▶ WHAT YOU SHOULD DO: Report every line below that holds the word "this".

========

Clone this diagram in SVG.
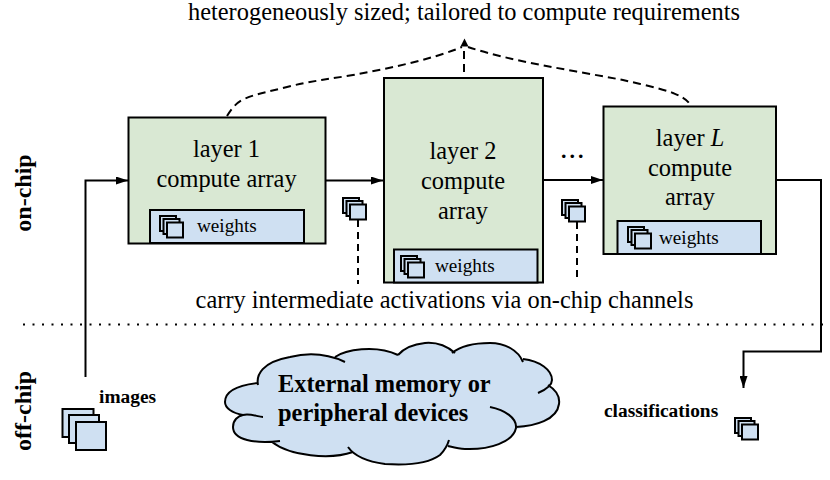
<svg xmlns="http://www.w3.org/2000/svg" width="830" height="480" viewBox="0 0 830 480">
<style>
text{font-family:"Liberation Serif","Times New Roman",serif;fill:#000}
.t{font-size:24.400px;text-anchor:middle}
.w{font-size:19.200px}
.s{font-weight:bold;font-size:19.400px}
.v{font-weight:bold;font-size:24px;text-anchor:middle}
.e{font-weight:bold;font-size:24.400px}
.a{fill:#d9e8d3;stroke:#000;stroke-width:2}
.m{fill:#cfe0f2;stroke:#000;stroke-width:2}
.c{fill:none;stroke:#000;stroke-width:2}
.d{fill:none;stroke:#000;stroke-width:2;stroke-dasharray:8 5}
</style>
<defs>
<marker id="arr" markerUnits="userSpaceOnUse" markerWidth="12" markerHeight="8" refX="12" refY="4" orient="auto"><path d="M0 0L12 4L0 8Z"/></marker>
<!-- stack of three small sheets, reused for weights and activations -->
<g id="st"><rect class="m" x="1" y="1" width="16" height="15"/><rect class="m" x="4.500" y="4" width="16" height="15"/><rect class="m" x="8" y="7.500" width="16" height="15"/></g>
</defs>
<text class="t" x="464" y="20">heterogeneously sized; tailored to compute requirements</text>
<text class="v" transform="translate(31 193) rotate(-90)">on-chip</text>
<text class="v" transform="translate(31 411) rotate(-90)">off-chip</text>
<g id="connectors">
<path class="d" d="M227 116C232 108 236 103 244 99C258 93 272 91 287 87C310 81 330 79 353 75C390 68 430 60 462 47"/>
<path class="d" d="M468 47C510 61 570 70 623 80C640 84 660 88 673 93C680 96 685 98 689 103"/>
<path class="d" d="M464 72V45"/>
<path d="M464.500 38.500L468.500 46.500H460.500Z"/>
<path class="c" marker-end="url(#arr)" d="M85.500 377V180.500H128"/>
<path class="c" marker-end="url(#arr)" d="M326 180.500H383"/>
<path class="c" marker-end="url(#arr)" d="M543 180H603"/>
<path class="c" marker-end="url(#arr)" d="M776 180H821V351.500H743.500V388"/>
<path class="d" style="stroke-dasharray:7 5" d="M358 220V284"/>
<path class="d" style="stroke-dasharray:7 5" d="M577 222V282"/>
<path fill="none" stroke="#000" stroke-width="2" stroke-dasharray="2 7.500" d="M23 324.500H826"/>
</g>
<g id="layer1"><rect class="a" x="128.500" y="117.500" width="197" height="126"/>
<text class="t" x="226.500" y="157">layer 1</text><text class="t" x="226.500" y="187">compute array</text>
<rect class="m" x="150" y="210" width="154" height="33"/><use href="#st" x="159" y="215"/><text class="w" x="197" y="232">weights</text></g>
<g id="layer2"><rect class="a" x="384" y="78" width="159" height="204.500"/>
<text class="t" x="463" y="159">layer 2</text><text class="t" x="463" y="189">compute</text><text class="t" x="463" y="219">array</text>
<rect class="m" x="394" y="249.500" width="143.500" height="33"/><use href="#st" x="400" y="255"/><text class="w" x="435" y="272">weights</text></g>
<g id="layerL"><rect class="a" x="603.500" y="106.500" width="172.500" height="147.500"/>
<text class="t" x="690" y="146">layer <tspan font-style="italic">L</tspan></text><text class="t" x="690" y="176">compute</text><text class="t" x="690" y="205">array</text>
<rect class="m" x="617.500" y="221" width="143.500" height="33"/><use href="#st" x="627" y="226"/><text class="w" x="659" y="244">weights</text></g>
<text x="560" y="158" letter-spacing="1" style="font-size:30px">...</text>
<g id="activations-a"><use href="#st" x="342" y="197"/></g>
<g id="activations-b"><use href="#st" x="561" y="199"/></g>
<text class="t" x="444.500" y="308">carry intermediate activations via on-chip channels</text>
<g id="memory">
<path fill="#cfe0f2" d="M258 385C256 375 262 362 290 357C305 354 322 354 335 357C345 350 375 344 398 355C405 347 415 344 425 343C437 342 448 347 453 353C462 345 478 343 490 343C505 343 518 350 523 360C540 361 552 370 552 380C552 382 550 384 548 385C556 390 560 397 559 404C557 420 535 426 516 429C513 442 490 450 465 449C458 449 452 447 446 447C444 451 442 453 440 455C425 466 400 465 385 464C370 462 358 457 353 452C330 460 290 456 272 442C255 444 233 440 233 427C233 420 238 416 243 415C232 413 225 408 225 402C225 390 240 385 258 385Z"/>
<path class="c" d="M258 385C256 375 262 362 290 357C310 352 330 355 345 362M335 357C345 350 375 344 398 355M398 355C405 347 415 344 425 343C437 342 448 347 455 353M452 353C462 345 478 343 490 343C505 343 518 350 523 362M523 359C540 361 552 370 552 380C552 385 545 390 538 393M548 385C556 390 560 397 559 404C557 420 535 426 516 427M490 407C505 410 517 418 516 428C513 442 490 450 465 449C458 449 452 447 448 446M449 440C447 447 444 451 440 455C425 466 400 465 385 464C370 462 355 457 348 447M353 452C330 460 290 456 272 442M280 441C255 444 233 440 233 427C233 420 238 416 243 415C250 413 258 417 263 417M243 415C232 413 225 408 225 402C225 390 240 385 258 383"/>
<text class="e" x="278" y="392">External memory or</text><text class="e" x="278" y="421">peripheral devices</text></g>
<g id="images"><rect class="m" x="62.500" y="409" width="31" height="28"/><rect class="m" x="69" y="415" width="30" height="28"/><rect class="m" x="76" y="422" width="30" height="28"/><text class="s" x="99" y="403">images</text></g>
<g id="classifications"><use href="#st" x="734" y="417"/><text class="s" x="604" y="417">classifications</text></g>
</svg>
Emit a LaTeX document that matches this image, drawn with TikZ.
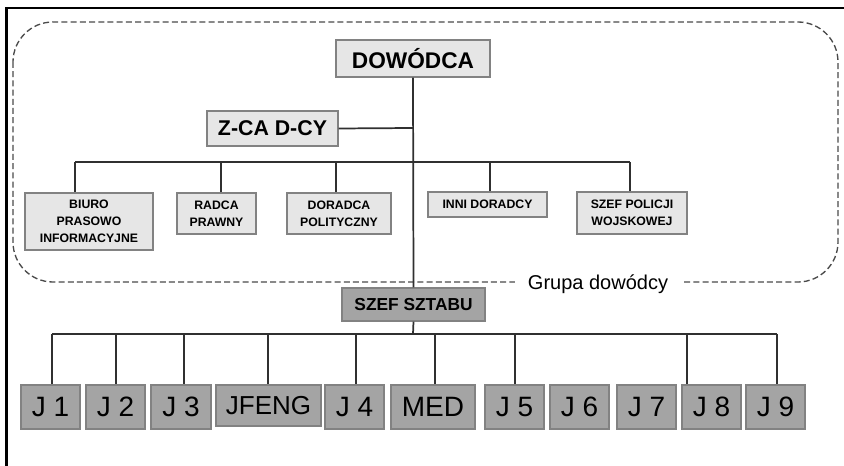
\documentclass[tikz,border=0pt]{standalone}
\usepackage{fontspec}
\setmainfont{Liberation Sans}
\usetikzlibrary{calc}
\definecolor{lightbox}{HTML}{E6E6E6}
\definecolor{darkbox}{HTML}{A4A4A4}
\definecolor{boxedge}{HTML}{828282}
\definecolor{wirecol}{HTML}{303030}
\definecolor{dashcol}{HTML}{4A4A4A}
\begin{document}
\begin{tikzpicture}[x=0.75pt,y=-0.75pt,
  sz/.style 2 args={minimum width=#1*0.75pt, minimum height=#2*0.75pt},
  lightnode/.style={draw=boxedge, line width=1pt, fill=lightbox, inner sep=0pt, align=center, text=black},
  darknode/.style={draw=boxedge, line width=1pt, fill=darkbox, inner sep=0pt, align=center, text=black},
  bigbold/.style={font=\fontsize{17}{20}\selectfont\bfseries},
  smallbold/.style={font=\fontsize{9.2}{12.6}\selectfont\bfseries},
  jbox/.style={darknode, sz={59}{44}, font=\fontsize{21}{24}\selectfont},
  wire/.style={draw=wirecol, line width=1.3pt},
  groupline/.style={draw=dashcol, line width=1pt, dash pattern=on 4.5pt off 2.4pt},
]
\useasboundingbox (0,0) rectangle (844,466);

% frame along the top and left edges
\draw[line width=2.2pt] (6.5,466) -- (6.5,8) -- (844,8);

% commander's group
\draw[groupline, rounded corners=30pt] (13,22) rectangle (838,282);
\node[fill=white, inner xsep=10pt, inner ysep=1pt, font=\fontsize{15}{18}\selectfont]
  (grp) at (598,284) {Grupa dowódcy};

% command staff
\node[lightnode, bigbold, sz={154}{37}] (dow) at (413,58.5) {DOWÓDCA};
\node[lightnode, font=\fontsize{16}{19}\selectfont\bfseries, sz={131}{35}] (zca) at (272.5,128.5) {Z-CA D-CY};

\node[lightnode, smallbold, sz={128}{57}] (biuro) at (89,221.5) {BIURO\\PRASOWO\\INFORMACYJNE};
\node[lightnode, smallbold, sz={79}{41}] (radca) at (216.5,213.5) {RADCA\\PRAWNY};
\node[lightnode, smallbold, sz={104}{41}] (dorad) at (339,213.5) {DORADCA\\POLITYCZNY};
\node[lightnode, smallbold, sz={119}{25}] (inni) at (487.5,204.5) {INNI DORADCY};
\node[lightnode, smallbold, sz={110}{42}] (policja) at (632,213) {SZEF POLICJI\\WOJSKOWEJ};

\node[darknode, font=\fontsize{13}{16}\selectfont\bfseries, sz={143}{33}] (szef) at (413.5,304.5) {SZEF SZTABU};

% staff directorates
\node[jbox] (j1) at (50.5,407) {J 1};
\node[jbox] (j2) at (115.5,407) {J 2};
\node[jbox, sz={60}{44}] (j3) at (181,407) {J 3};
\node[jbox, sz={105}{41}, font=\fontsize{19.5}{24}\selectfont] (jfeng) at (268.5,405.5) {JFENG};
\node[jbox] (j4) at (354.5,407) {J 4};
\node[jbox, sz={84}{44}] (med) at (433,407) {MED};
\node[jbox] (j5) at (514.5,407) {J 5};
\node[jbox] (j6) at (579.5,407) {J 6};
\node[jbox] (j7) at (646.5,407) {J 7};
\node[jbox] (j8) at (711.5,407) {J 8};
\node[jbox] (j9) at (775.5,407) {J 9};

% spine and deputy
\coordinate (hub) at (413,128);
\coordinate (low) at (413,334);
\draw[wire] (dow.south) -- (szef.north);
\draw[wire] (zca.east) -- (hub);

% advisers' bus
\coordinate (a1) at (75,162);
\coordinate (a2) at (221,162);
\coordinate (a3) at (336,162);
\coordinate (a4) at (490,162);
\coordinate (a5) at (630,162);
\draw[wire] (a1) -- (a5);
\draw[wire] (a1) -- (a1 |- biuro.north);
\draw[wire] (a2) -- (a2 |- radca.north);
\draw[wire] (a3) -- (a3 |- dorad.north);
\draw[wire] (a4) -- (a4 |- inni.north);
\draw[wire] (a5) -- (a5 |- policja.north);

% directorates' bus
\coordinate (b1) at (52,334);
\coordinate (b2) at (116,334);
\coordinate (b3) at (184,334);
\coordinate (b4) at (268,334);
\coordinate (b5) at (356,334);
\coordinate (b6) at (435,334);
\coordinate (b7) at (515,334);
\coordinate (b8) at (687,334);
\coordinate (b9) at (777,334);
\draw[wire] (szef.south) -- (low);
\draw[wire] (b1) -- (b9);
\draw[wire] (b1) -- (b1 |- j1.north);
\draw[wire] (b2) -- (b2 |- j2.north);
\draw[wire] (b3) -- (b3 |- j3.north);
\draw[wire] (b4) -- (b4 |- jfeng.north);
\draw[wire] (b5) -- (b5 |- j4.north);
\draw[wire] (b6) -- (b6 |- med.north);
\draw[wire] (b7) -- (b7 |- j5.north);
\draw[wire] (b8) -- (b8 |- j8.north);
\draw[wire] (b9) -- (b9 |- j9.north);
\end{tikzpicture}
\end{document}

========

▶ CORRECT RESULT:
Clone this diagram in SVG.
Emit a LaTeX document that matches this image, drawn with TikZ.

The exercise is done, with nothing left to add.